◆ Task directions
Quote every line below exactly and skip any picture.

----- Source material

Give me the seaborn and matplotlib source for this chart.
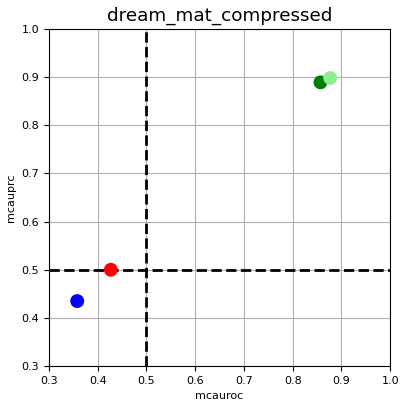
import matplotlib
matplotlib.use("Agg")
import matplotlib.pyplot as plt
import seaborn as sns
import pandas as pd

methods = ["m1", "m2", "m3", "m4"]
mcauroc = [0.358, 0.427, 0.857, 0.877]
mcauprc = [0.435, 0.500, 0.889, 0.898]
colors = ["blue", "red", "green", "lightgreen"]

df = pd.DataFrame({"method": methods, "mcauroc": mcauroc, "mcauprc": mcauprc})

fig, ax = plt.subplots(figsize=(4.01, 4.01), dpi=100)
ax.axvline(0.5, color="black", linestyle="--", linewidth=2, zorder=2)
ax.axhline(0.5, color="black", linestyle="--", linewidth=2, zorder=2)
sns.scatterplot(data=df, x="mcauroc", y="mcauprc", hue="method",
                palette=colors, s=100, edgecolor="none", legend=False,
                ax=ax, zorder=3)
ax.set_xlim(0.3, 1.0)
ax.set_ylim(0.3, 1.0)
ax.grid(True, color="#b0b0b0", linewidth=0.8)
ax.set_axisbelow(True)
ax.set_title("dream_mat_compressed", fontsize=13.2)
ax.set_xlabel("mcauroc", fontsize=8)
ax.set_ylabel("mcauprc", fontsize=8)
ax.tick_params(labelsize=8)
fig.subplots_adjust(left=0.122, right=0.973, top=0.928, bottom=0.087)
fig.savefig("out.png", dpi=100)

----------

◆ Task response
Give me the seaborn and matplotlib source for this chart.
import matplotlib
matplotlib.use("Agg")
import matplotlib.pyplot as plt
import seaborn as sns
import pandas as pd

methods = ["m1", "m2", "m3", "m4"]
mcauroc = [0.358, 0.427, 0.857, 0.877]
mcauprc = [0.435, 0.500, 0.889, 0.898]
colors = ["blue", "red", "green", "lightgreen"]

df = pd.DataFrame({"method": methods, "mcauroc": mcauroc, "mcauprc": mcauprc})

fig, ax = plt.subplots(figsize=(4.01, 4.01), dpi=100)
ax.axvline(0.5, color="black", linestyle="--", linewidth=2, zorder=2)
ax.axhline(0.5, color="black", linestyle="--", linewidth=2, zorder=2)
sns.scatterplot(data=df, x="mcauroc", y="mcauprc", hue="method",
                palette=colors, s=100, edgecolor="none", legend=False,
                ax=ax, zorder=3)
ax.set_xlim(0.3, 1.0)
ax.set_ylim(0.3, 1.0)
ax.grid(True, color="#b0b0b0", linewidth=0.8)
ax.set_axisbelow(True)
ax.set_title("dream_mat_compressed", fontsize=13.2)
ax.set_xlabel("mcauroc", fontsize=8)
ax.set_ylabel("mcauprc", fontsize=8)
ax.tick_params(labelsize=8)
fig.subplots_adjust(left=0.122, right=0.973, top=0.928, bottom=0.087)
fig.savefig("out.png", dpi=100)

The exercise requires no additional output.